The show was reminiscent of a classic Broadway revue, singing and dancing with a little comedy — quips about Tucson's chilly weather, plugs for a house she apparently is selling — sprinkled in that delighted the near full UA Presents house at Centennial Hall. In a voice that might not have hit the highest of the high notes and seemed to fade once or twice at the lower register, Peters performed songs she sang and songs she wished she'd sung from her Broadway resume including "Let Me Entertain You" from "Gypsy"; "No One is Truly Alone" from "Into the Woods"; and "There Is Nothing Like A Dame" from "South Pacific."

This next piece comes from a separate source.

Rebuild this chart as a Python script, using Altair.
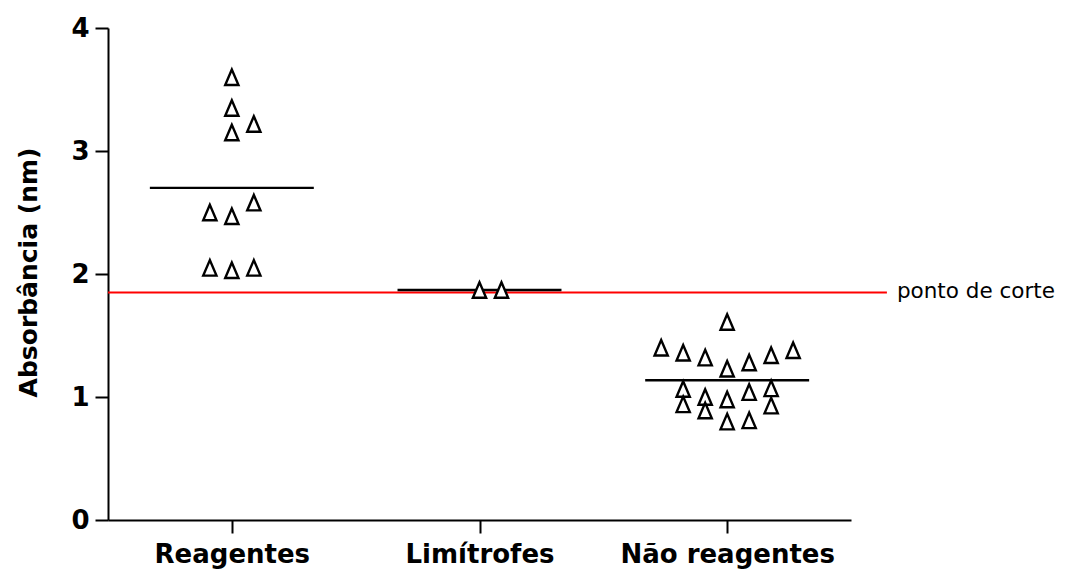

During "Dame," Peters, performing with the energy and sex appeal of a woman half her 68 years, walked down the three or so steps from the stage into the audience. She shimmied along until she stopped at an unsuspecting man a few rows from the stage. 

"You didn't think I was going to pick you, did you?" she asked, and although we couldn't see his face, we imagine from her reaction that he blushed.

Peters got a musical assist from her longtime pianist/music director Marvin Laird and a 10-piece chamber orchestra that included eight Tucson Symphony Orchestra players, each of whom she introduced and acknowledged from the the stage before segueing from Broadway to Hollywood. A highlight of that set was a song from the Amazon TV series "Mozart in the Jungle" — she plays the orchestra's manager — and a handful of songs from her favorite composers Rogers and Hammerstein, and Stephen Sondheim. 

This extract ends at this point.